The Investors Who Had To Pay Back Billions In Ill-Gotten Gains From Bernie Madoff’s Ponzi…


Infamous fraudster Bernie Madoff died in federal prison on Wednesday at age 82. His massive Ponzi scheme defrauded investors of an estimated $17.5 billion, racking up huge losses for banks, pension funds and individuals who invested in his Bernard L. Madoff Investment Securities.

Not everyone simply lost money, however. A number of early investors and financial firms cashed out of Madoff’s funds over the years before the house of cards collapsed—allowing them to walk away with billions of dollars that Madoff claimed were their investment profits, but which were actually just newer investors’ deposits.

Since the bottom fell out of Madoff’s scheme in 2008, trustees have been scouring the globe to find and return money to the victims of the great swindle. So far Irving Picard, an attorney who is overseeing the liquidation of Madoff’s firm, has clawed back more than $14.4 billion in recoveries and settlement agreements.

“The pain experienced by the victims of Mr. Madoff’s fraud is not diminished by his death, nor is our work on behalf of his victims finished,” Picard said in a statement on Wednesday. “My legal team and I are committed to continuing to identify and recover Mr. Madoff’s stolen funds and return them to their rightful owners.”

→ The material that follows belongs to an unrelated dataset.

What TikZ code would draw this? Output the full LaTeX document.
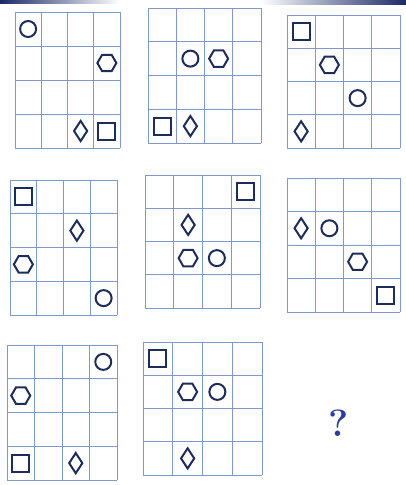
\documentclass[tikz,border=0pt]{standalone}
\usetikzlibrary{shapes.geometric}
\definecolor{gridc}{HTML}{7F99CF}
\definecolor{shp}{HTML}{1E2C5C}
\definecolor{quest}{HTML}{2B3E9E}
\definecolor{rim}{HTML}{1A2A66}

\begin{document}
\begin{tikzpicture}[
  x=1pt, y=-1pt,
  gline/.style={gridc, line width=1pt},
  circ/.style={circle, draw=shp, line width=2pt, minimum size=16pt, inner sep=0pt},
  hexa/.style={regular polygon, regular polygon sides=6, draw=shp, line width=2pt,
    minimum size=19pt, inner sep=0pt},
  diam/.style={diamond, draw=shp, line width=2pt, minimum width=14pt,
    minimum height=21pt, inner sep=0pt},
  sqr/.style={rectangle, draw=shp, line width=2pt, minimum size=17pt, inner sep=0pt},
]
\useasboundingbox (0,0) rectangle (406,485);

% ---- dark rim of the photographed page ----
\shade[left color=rim, right color=white] (0,0) rectangle (120,3);
\shade[left color=white, right color=rim] (260,0) rectangle (406,4);

% ---- the eight 4x4 grids: number / top-left / size / shapes (kind/col/row) ----
\foreach \gn/\gx/\gy/\gw/\gh/\items in {
    1/15/12/105/136/{circ/0/0,hexa/3/1,diam/2/3,sqr/3/3},
    2/148/8/113/135/{circ/1/1,hexa/2/1,sqr/0/3,diam/1/3},
    3/287/15/113/133/{sqr/0/0,hexa/1/1,circ/2/2,diam/0/3},
    4/10/180/107/135/{sqr/0/0,diam/2/1,hexa/0/2,circ/3/3},
    5/145/175/115/133/{sqr/3/0,diam/1/1,hexa/1/2,circ/2/2},
    6/287/178/113/134/{diam/0/1,circ/1/1,hexa/2/2,sqr/3/3},
    7/7/345/110/135/{circ/3/0,hexa/0/1,sqr/0/3,diam/2/3},
    8/143/342/119/133/{sqr/0/0,hexa/1/1,circ/2/1,diam/1/3}} {
  \begin{scope}[shift={(\gx,\gy)}, x={\gw pt/4}, y={-\gh pt/4}]
    \foreach \i in {0,...,4} {
      \draw[gline] (\i,0) -- (\i,4);
      \draw[gline] (0,\i) -- (4,\i);
    }
    \foreach \s/\c/\r in \items {
      \node[\s] (g\gn\s) at (\c+0.5,\r+0.5) {};
    }
  \end{scope}
}

% ---- the missing ninth grid ----
\node[font=\fontsize{38}{38}\selectfont\bfseries, text=quest, inner sep=0pt] (ask) at (339,423) {?};

\end{tikzpicture}
\end{document}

Here are some of the Madoff investors who were forced to give the most money back to compensate victims of Bernie Madoff’s ponzi scheme:

1. Jeffry Picower

Amount returned: $7.2 billion

The single biggest beneficiary of the Madoff scheme, Picower—an investor and philanthropist—netted $7.2 billion from withdrawals of funds from Bernard L. Madoff Investment Securities. He died in 2009, in what was ruled an accidental drowning, amid speculation that he knew the firm was a ponzi scheme. (Picower denied the claims, though Madoff later said he believed Picower must have known.) In 2010, Barbara Picower, Jeffry’s widow, agreed to hand the $7.2 billion over to the U.S. government—its largest forfeiture in history—to help repay Madoff victims. “Barbara Picower has done the right thing,” Preet Bharara, then U.S. Attorney for the Southern District of New York, said at the time.

2. Tremont Group

Amount returned: $1.025 billion

The Rye, New York-based company was one of Madoff’s largest “feeder” funds—which invested their clients’ money in Madoff’s firm. Picard sued Tremont in 2010 in an effort to claw back “fictitious profits, preferential payments and fraudulent transfers” received from Madoff’s firm, alleging that Tremont did not conduct adequate due diligence about Madoff’s operations. “Tremont blindly relied upon Madoff to drive the funds’ returns and, more importantly, Tremont’s profits,” Picard said at the time. (The company told Forbes in 2008 that it had “exercised appropriate due diliegence” but was victimized by a scheme “designed to deceive individuals and organizations, managers and analysts–including some of the largest, sophisticated financial institutions in the world.”  In 2011, Tremont agreed to pay $1.025 billion to Madoff victims.

3. The Kingate funds

Amount returned: $860 million

Another set of “feeder” funds that steered client money into Madoff’s coffers, the Kingate Funds invested some $1.7 billion with Bernie Madoff over a 14-year period before his arrest. The funds went into liquidation in the British Virgin Islands after Madoff was revealed to be a fraud. In 2019, Kingate agreed to return $860 million to Madoff victims, about 93% of the $926.4 million the firm withdrew from their accounts at Madoff’s firm.

4. Thema International Fund

Amount returned: $687 million

The Irish “feeder” fund invested virtually all of its clients’ money in Madoff’s funds, starting in the 1990s. In 2017, Thema agreed to return $687 million to Madoff victims—which represented 100% of the money it had pulled out of Bernard L. Madoff Investment Securities in the six years before the fraud was revealed, plus about 20% of the money it had pulled out in the years before that.

5. Carl Shapiro & family

Amount returned: $675 million

One of Madoff’s oldest friends and earliest investors, Shapiro—a wealthy Boston investor and philanthropist who died in March 2021—pumped money into Madoff’s funds in his own name, as well as via family trusts, limited liability companies, partnerships and other corporate entities. His son-in-law, Robert Jaffe, worked for Cohmad Securities, essentially Madoff’s marketing operation. In 2010, Shapiro and his family agreed to pay a total of $675 million to the government, including $38 million repaid by Jaffe, to be returned to Madoff victims.